I'd still stick with way the game handles it by default for two important causes.
1) Many creatures have value modifiers making their leather worth something of note.
2) It allows per creature detailing. Such as fixed temperatures, or special variations of leather to specific creatures.
3) It pears tanning down to two templates. The skin materiel template that flags something as a usable leather, and one generic template reaction.
( 4) You remove the sick fun of having goblin leather decorations if you mod a entity to allow butchering of sentient kills.)
The structure I've been working on is basically an enlargement on the other ones I've seen, mainly using the structure Deon used as a basis. It would go in 5 or 6 tiers, making for 12 or so material templates -- or 24-30 (see below), something like this:
- Tier 1: SKIN_WEAK (small or thin-skinned animals)
- Tier 1A: SKIN_WEAK_FURRED (furry small or thin-skinned animals)
- Tier 2: SKIN (most mundane animals)
- Tier 3: SKIN_STRONG (elephants, rhinos, etc.)
- Tier 4: SKIN_MYTHICAL (FBs, fantastical animals that warrant it)
- Tier 5: SKIN_SPECIAL (sentients, cats, other special -- or sick and twisted -- cases)
These yield:
- Tier 1: suede (generic)
- Tier 1A: suede or fur (generic, choice of a fur reaction or a suede one)
- Tier 2: leather (generic)
- Tier 3: hide (named)
- Tier 4: hide (named -- mythical creatures class)
- Tier 5: skin (named -- as in "elf skin gloves")
This leaves a lot of the more interesting creatures specifically-named and working as in vanilla by default. It simplifies things (hopefully) at the user level, and in terms of what the game tracks, but obviously is a lot more complex in the raws. More infrastructure and creature-raw-editing than just using the stock skin and leather templates, but then it allows for more fine-tuned naming (hide sounds better than leather for a lot of animals). And it retains the sick joy of elf, goblin and cat skin leather.

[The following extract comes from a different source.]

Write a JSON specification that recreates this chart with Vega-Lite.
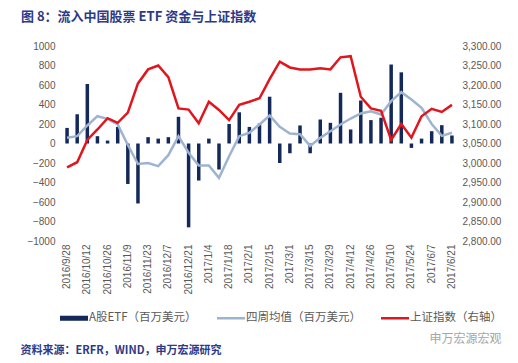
{
  "$schema": "https://vega.github.io/schema/vega-lite/v6.json",
  "width": 395,
  "height": 195,
  "autosize": {"type": "none"},
  "padding": {"left": 62, "top": 46, "right": 61, "bottom": 122},
  "background": "white",
  "config": {
    "view": {"stroke": null},
    "axis": {"labelFont": "Liberation Sans", "labelFontSize": 10, "labelColor": "#595959", "grid": false, "ticks": false, "domain": false, "labelOverlap": false}
  },
  "title": {
    "text": "图 8：流入中国股票 ETF 资金与上证指数",
    "anchor": "start",
    "frame": "group",
    "dx": -41,
    "offset": 17,
    "font": "Noto Sans CJK SC",
    "fontSize": 13,
    "fontWeight": "bold",
    "color": "#2E3A87"
  },
  "data": {
    "values": [
      {"d": "2016/9/28", "etf": 160, "avg": 58, "sh": 2989},
      {"d": "2016/10/5", "etf": 300, "avg": 75, "sh": 3002},
      {"d": "2016/10/12", "etf": 610, "avg": 185, "sh": 3059},
      {"d": "2016/10/19", "etf": 75, "avg": 280, "sh": 3086},
      {"d": "2016/10/26", "etf": 30, "avg": 253, "sh": 3115},
      {"d": "2016/11/2", "etf": 170, "avg": 195, "sh": 3103},
      {"d": "2016/11/9", "etf": -415, "avg": -15, "sh": 3129},
      {"d": "2016/11/16", "etf": -615, "avg": -210, "sh": 3204},
      {"d": "2016/11/23", "etf": 65, "avg": -200, "sh": 3240},
      {"d": "2016/11/30", "etf": 50, "avg": -232, "sh": 3250},
      {"d": "2016/12/7", "etf": 65, "avg": -120, "sh": 3220},
      {"d": "2016/12/14", "etf": 274, "avg": 75, "sh": 3140},
      {"d": "2016/12/21", "etf": -860, "avg": -95, "sh": 3137},
      {"d": "2016/12/28", "etf": -380, "avg": -226, "sh": 3102},
      {"d": "2017/1/4", "etf": 50, "avg": -226, "sh": 3157},
      {"d": "2017/1/11", "etf": -267, "avg": -352, "sh": 3136},
      {"d": "2017/1/18", "etf": 200, "avg": -130, "sh": 3110},
      {"d": "2017/1/25", "etf": 320, "avg": 75, "sh": 3149},
      {"d": "2017/2/1", "etf": 170, "avg": 110, "sh": 3157},
      {"d": "2017/2/8", "etf": 205, "avg": 195, "sh": 3166},
      {"d": "2017/2/15", "etf": 480, "avg": 287, "sh": 3215},
      {"d": "2017/2/22", "etf": -200, "avg": 171, "sh": 3260},
      {"d": "2017/3/1", "etf": -100, "avg": 103, "sh": 3245},
      {"d": "2017/3/8", "etf": 185, "avg": 96, "sh": 3240},
      {"d": "2017/3/15", "etf": -100, "avg": -25, "sh": 3240},
      {"d": "2017/3/22", "etf": 246, "avg": 58, "sh": 3243},
      {"d": "2017/3/29", "etf": 212, "avg": 126, "sh": 3240},
      {"d": "2017/4/5", "etf": 520, "avg": 195, "sh": 3271},
      {"d": "2017/4/12", "etf": 144, "avg": 256, "sh": 3274},
      {"d": "2017/4/19", "etf": 441, "avg": 308, "sh": 3170},
      {"d": "2017/4/26", "etf": 240, "avg": 331, "sh": 3140},
      {"d": "2017/5/3", "etf": 264, "avg": 298, "sh": 3134},
      {"d": "2017/5/10", "etf": 810, "avg": 434, "sh": 3059},
      {"d": "2017/5/17", "etf": 730, "avg": 526, "sh": 3100},
      {"d": "2017/5/24", "etf": -45, "avg": 451, "sh": 3065},
      {"d": "2017/5/31", "etf": 50, "avg": 366, "sh": 3120},
      {"d": "2017/6/7", "etf": 126, "avg": 200, "sh": 3139},
      {"d": "2017/6/14", "etf": 188, "avg": 78, "sh": 3131},
      {"d": "2017/6/21", "etf": 82, "avg": 110, "sh": 3149}
    ]
  },
  "encoding": {
    "x": {
      "field": "d",
      "type": "ordinal",
      "sort": null,
      "scale": {"paddingInner": 0.1, "paddingOuter": 0.05},
      "axis": {
        "labelAngle": -90,
        "labelPadding": 3,
        "values": ["2016/9/28", "2016/10/12", "2016/10/26", "2016/11/9", "2016/11/23", "2016/12/7", "2016/12/21", "2017/1/4", "2017/1/18", "2017/2/1", "2017/2/15", "2017/3/1", "2017/3/15", "2017/3/29", "2017/4/12", "2017/4/26", "2017/5/10", "2017/5/24", "2017/6/7", "2017/6/21"],
        "title": "资料来源：ERFR，WIND，申万宏源研究",
        "titleFont": "Noto Sans CJK SC",
        "titleFontSize": 11,
        "titleFontWeight": "bold",
        "titleColor": "#2E3A87",
        "titleAnchor": "start",
        "titleAlign": "left",
        "titleBaseline": "middle",
        "titleX": -42,
        "titleY": 109
      }
    }
  },
  "layer": [
    {
      "layer": [
        {
          "mark": {"type": "bar", "size": 3.5},
          "encoding": {
            "y": {
              "field": "etf",
              "type": "quantitative",
              "scale": {"domain": [-1000, 1000], "nice": false},
              "axis": {"values": [-1000, -800, -600, -400, -200, 0, 200, 400, 600, 800, 1000], "tickCount": 11, "format": "d", "labelOverlap": false, "labelBound": false, "labelPadding": 7, "title": null}
            },
            "color": {
              "datum": "A股ETF（百万美元）",
              "scale": {"domain": ["A股ETF（百万美元）", "四周均值（百万美元）", "上证指数（右轴）"], "range": ["#14295A", "#9DB4D0", "#E0161E"]},
              "legend": {
                "orient": "none",
                "legendX": -2,
                "legendY": 258,
                "direction": "horizontal",
                "title": null,
                "symbolSize": 784,
                "labelFont": "Noto Sans CJK SC",
                "labelFontSize": 11.5,
                "labelColor": "#595959",
                "labelOffset": 1,
                "columnPadding": 20,
                "encode": {
                  "symbols": {
                    "update": {
                      "shape": {"signal": "datum.value === 'A股ETF（百万美元）' ? 'M-1,-0.18H1V0.18H-1Z' : 'M-1,-0.09H1V0.09H-1Z'"},
                      "fill": {"scale": "color", "field": "value"},
                      "fillOpacity": {"value": 1},
                      "strokeWidth": {"value": 0}
                    }
                  }
                }
              }
            }
          }
        },
        {
          "mark": {"type": "rule", "color": "#C8C8C8", "strokeWidth": 1, "strokeDash": [2, 2]},
          "encoding": {"y": {"datum": 0, "type": "quantitative"}}
        },
        {
          "mark": {"type": "line", "strokeWidth": 2.5},
          "encoding": {
            "y": {"field": "avg", "type": "quantitative"},
            "color": {"datum": "四周均值（百万美元）"}
          }
        }
      ]
    },
    {
      "mark": {"type": "line", "strokeWidth": 2.5},
      "encoding": {
        "y": {
          "field": "sh",
          "type": "quantitative",
          "scale": {"domain": [2800, 3300], "nice": false, "zero": false},
          "axis": {
            "orient": "right",
            "format": ",.2f",
            "values": [2800, 2850, 2900, 2950, 3000, 3050, 3100, 3150, 3200, 3250, 3300],
            "tickCount": 11,
            "labelPadding": 5,
            "title": "申万宏源宏观",
            "titleAngle": 0,
            "titleFont": "Noto Sans CJK SC",
            "titleFontSize": 12,
            "titleFontWeight": "normal",
            "titleColor": "#A6A6A6",
            "titleAlign": "right",
            "titleBaseline": "middle",
            "titleX": 44,
            "titleY": 292
          }
        },
        "color": {"datum": "上证指数（右轴）"}
      }
    }
  ],
  "resolve": {"scale": {"y": "independent"}}
}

As for genericized leathers losing the animal-value variations... yeah, the structure above doesn't handle that, and that's not so good.
I suppose a good compromise could be dividing the lower, genericized tiers of leather into 3 sub-tiers each (1x value, 2x value, 4x value, or whatever). Possibly making the most valuable lower-tier animal leathers named again (ermine fur coat, mink fur gloves, giant bat leather, etc.). This would, again, make for more raw complexity and a few more entries in the stocks menus, but, hey, we're used to
hundreds of useless entries, many with apparent identical names, so 5-10 more won't, I hope, really have that disruptive workaroundness that workarounds often have.
I've decided to revert to animal-specific leather in the next version because it's easier than to make workarounds to make civs use leather at all. If there is just generic leather, the game assumes there's no access to animals with leather and does not generate leather armor at all.
Hmm...I haven't yet seen this problem in my own use of the generic leather mod, as both my home civ and others use clothing items made out of generic leather.
Veok's?
Why not just add the generic leather to a mundane creature? add [PREFIX:NONE] and there you go, non-specific leather.
Does this work? Is there any disadvantage? Sounds great if it does.
Or possibly you could modify the reaction product tag in the skin template. I know thats caused me some annoyance once with civs getting acces to materials they went supposed to due to that tag.
I don't understand this part very well... could you explain that a bit further?